Programming is pretty straightforward. One has to decide on a certain logic and then implement it in a set of instructions that will combine actions and responses to various feedback loops. It is very defined and precise in this way. An algorithm is programmed and this algorithm follows a certain protocol and implements it along the way.

It is interesting, however, to also think about how to program ideology into software.

What is the value system promoted by a specific tool? What practices does this particular piece of software legitimize?

For example, ChatGPT is known to be the “woke” AI. “However, you should always make sure that you take a balanced approach and avoid doing things that could hurt others.” Its ideology is to avoid extremities. At the same time, there are some other tools, such as Facebook, which strive on extremities (strong emotions increase engagement). Most of the time, however, both the users and the creators of a software tool are completely unaware of the ideology that it carries forward.

As software is becoming a more integral part of our lives and we spend more and more hours using various tools, it is important to become more sensitive to the underlying ideological currents that feed the attention cycle. While it may be difficult to adhere to a specific ideology, it may also be completely unnecessary. Unless we have a certain agenda, it is perhaps a sensible and ecological choice to support multiple ideologies that are competitive with one another. Through this competition, a non-equilibrium balance will emerge, which will allow for a certain level of development without falling into extremities. Ideological hedging. Using Facebook but also — sending an occasional SMS. Using ChatGPT, but also — non-censored open-source AI models of lower quality.

Back in the day, we used to do philosophy through text. It is now time to do philosophy through software.

How can software be philosophical? First, it needs to question things. Most of the tools we use are designed to optimize and make our lives more efficient. We need to move away from this as the only objective and open ourselves up to the tools that help us question our reality and expand the range of options available to us. For instance, Google Maps helps you get somewhere faster, but what about a cartography app that helps you find the most beautiful, not the fastest route? Or how about reading human-curated Aeon instead of following Twitter’s “most popular” timeline? Even the tools like ChatGPT are designed to give you an answer, but what about using the tools like InfraNodus to generate questions instead?

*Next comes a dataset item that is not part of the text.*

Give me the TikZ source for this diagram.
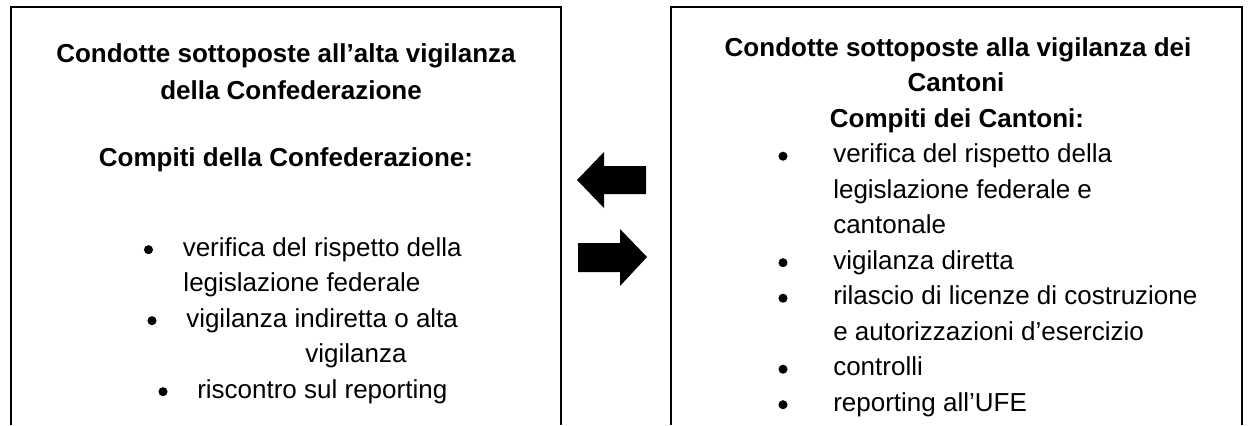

Errors are also very important. One can follow a protocol and it is fine. However, a human being that follows a protocol also has the capacity to refuse. This refusal might happen because of exhaustion, an error, or a conscious decision to change the pattern. Mutation occurs in evolution due to a temporary aberration. It introduces a variation into the next iteration, changes the logic slightly (a sort of A/B experiment), and then enables several new versions to interact with their environment. Some survive and evolve, some carry on as they were before, and some evaporate and die out.

We usually want to eradicate errors in software and optimize performance in order to avoid exhaustion of the servers and of our resources.

This second part might make sense, although it would be interesting to see what happens when the software fails completely for a period of time that is enough to make us realize if we need to change the way it works and how we can do it specifically. Learning through experience. In case of an adversarial neural network this feedback can be used to further optimize a model.

However, we are often too strict on errors. Unit tests are important, but why not also explore errors as some kind of opportunity? What if we analyzed all the error messages and tried to move the software in the direction it is so scared of? Maybe it says “service unavailable” — OK, what if we allow the service to be temporarily unavailable as a way of regulating the influx and outpour of information from time to time? It is a perfectly natural thing to sleep. Circadian cycles are very important. Maybe those errors can help us introduce this dynamics into the workflow.

Errors are also useful for innovation. We know many examples in science when an error led to a different perspective and further discovery of a certain phenomenon. To avoid confusion, we can label such software “error-prone verified” (EP-10 for a starter, EP-80 for high-risk takers).

Finally, the ability to make a conscious decision (or allow an unconscious one to take place — intuition — and it is not an error).